Thursday, November 10, 2016

Eimear McBride's half-formed thing

I've been reading Eimear McBride's A Girl Is A Half-Formed Thing. It's one of those self-consciously "difficult" books, very different from the Robert J. Sawyer Neanderthals trilogy I just finished, but I like a bit of "difficult" from time to time, and it certainly has its rewards.
McBride's language has been compared to her compatriot James Joyce, although Samuel Beckett might just as good a reference point. The idiosyncrasies of the natural Irish accent and sentence structure also come through. The punctuation appears random, or at least irrelevant, and the text veers deliriously between character, person and tense, between dialogue, thought and description.
As a young girl, the main (unnamed) protagonists' words gush out in an off-kilter barrage of prolixity. It is often difficult to follow, although the general sense - usually some mixture of angst, envy and disgust - is usually clear, even if the detail is not:
"I know. The thing wrong. It's a. It is called. Nosebleeds, headaches. Where you can't hold. Fall mugs and dinner plates she says clear up. Ah young he says give the child a break. Fall off swings. Can't or. Grip well. Slipping in the muck. Bang your. Poor head wrapped up white and the blood come through. She feel the sick of that. Little boy head. Shush."

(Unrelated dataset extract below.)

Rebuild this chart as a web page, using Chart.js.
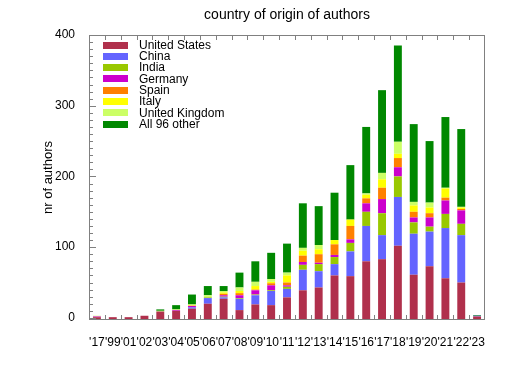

But even as a teenager, her language is breathless, here-there-and-everywhere, as though her thoughts are coming too thick and fast to put into words, and certainly too fast to fit into traditonal grammatical rules:
"We sliced through that fug school bus. So misfortunately new. Thicken soup-ish teenage sweat and cigarette boys slop always at the back. Held tight my rucksack filled with rattling tins of pens. Fat drizzle blotch through the polyester skirt I sideways slope to walk in. Felt my hormones long to slink quiet out of these hard eyes. Do not be seen. Do not see me. But I must turn myself to the great face of girls."
With young adulthood comes some measure of clarity, but still a whole lot of confusion:
"I do not want. I do not want to hear this. But it's clawing all over me. Like flesh. Terror. Vast and alive. I think I know it. Something terrible is. The world's about to. The world's about to. Tip. No it ain't. Ha. Don't be silly. Stupid. Fine. Fine. Everything will be. Fine. Chew it lurks me. See and smell. In the corner of my eye. What. Something not so good."
Some of the more abstract passages can be positively poetic:
"Have your lunatics. Anoint their Jesus crying eyes. Their mouths slapping tongues. Their sing praise alleluias. So levitate on the tiles. They sweep all Crist-like in. Fat coven descended to your bed. Your nervous face. Disguise. I can't disguise. Some ancient thing that catch me make me panic gag. Them. Doing it before my eyes. No. Announce yourself and hear oh Lord. Between us chattels us vessels of shame and you, blue conscious with outstretched hands will be loaded up with all their sins. And to the wilds they'll send you filled with that."
And what does all this helter-skelter tumble of words tell of? Well, it's not pretty and it's not edifying
A dysfunctional family, removed from the benighted backwoods of rural Ireland to a hard-scrabble and hardly-more-enlightened Irish town. Abusive, then absent, and finally deceased, father. Mother trapped in her medieval Catholicism, loving and thoughtful some of the time, hard as nails or downright abusive herself at others. Children with a whole textbook's-worth of mental health challenges, born into a society where mental health challenges are either concealed, belittled or just scorned, and where bullying and lubricity are commonplace. The terrible cruelty of schoolchildren.
Then, later, comes the rebelliousness, the promiscuity, the anarchy, and all the guilt and recriminations that come with them. Occasional bouts of nostalgia, hysterical maternal phone-calls, and half-hearted attempts to galvanize her feckless and broken brother into something approaching activity and normality. Then, more debauchery, more rage, more wildness and self-loathing, more infatuation with her shiftless virginity-snatching uncle. All in all, what appears to be an inauspicious downward spiral.
Towards the end of the book is a section where the spelling, capitalization, sentence structure and almost everything else gets completely lost in the immediacy and horror of the action it describes. But I won't dwell on that traumatic and brutal event here.
McBride wrote A Girl Is A Half-Formed Thing at the age of 27, and then it took her nine more years to find a publisher that would touch it. Since then, it has won a bunch of awards and nominations, although perhaps not the big ones.
And I can kind of see where those early cautious publishers were coming from. But a bit of patience pays off for the reader too. The work is a (deliberately) flawed masterpiece - by turns bewildering, poignant, distasteful, visceral, exasperating, heart-breaking, and many other things - as well as a fascinating glimpse into a world most of us will (hopefully) never experience at first hand. It will always be a contentious and divisive novel, and, for that reason, if for no other, you should read it.